Rate of active shortening across the southern thrust front of the Greater Caucasus in western Georgia from kinematic modeling of folded river terraces above a listric thrust

Abstract

Although the Greater Caucasus (GC) Mountains accommodate a significant fraction of orogen-perpendicular Arabia-Eurasia convergence at their longitude, the locations and slip rates of the active structures absorbing this shortening are poorly known. Here we report the first late Quaternary shortening rate for an active thrust in the GC determined from dating and reconstructing a deformed landform. In the Rioni basin along the southwestern flank of the GC, terraces along the Enguri River have been folded by the south-vergent Tsaishi anticline and record Quaternary shortening along the southernmost exposed frontal structure.
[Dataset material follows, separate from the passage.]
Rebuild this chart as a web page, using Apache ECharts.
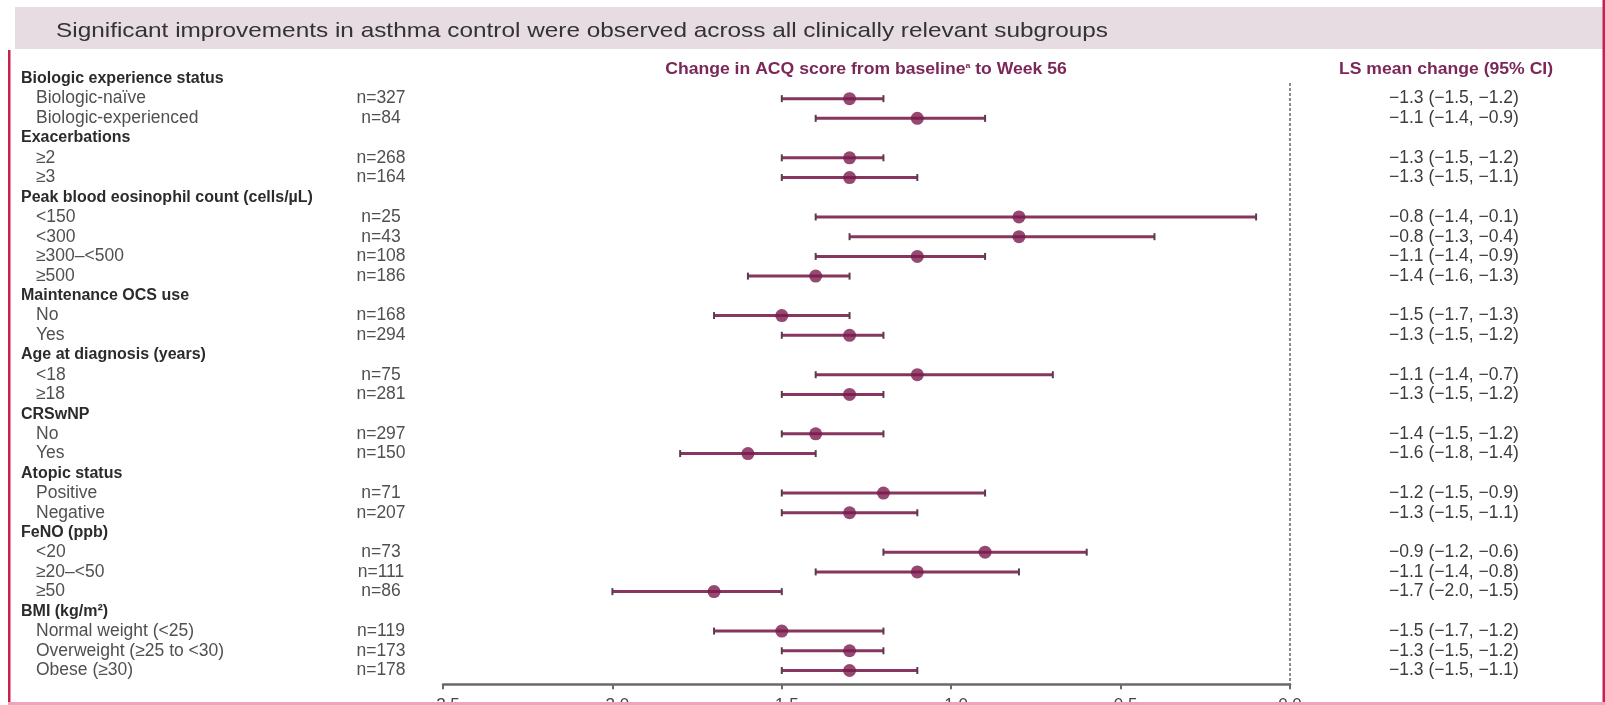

Terrace surfaces are well preserved and together with underlying Mesozoic-to-Neogene strata clearly record folding. We use high-resolution topographic data from differential GPS surveys and bedding attitudes across the fold to construct a kinematic model that describes both the terrace deformation and finite shortening across the anticline recorded by the folded strata. We calculate that a deformed terrace records 106.1 +38.7/-36.4 m of slip since abandonment. Optically stimulated luminescence dating of quartz in a loess cap on this terrace indicates it was abandoned before 94.1 ± 12.8 ka, implying a geologic shortening rate of 1.09 +0.62/-0.43 mm/yr since ∼100 ka. This work confirms that the frontal structure of the Rioni fold-thrust belt is Quaternary-active, but has a rate that falls short of the regional geodetic shortening rate of 3-5 mm/yr. We infer that the missing late Quaternary shortening is accommodated by additional structures within the GC to the north. Folding of late Quaternary terraces and a possible coseismic scarp along the frontal structure of the GC together imply that structures in the western GC may be capable of coseismic rupture within and beneath the adjacent basin, in addition to blind ruptures within the main range such as the 1991 Racha earthquake. Thus, the GC system appears to be broadly analogous to the Himalaya, where the foreland fold-thrust belt connects by a shallow seismogenic detachment to structures beneath the main range. The geometry of this detachment may influence earthquake rupture initiation and propagation, potentially playing a significant role in the seismic hazard of the GC.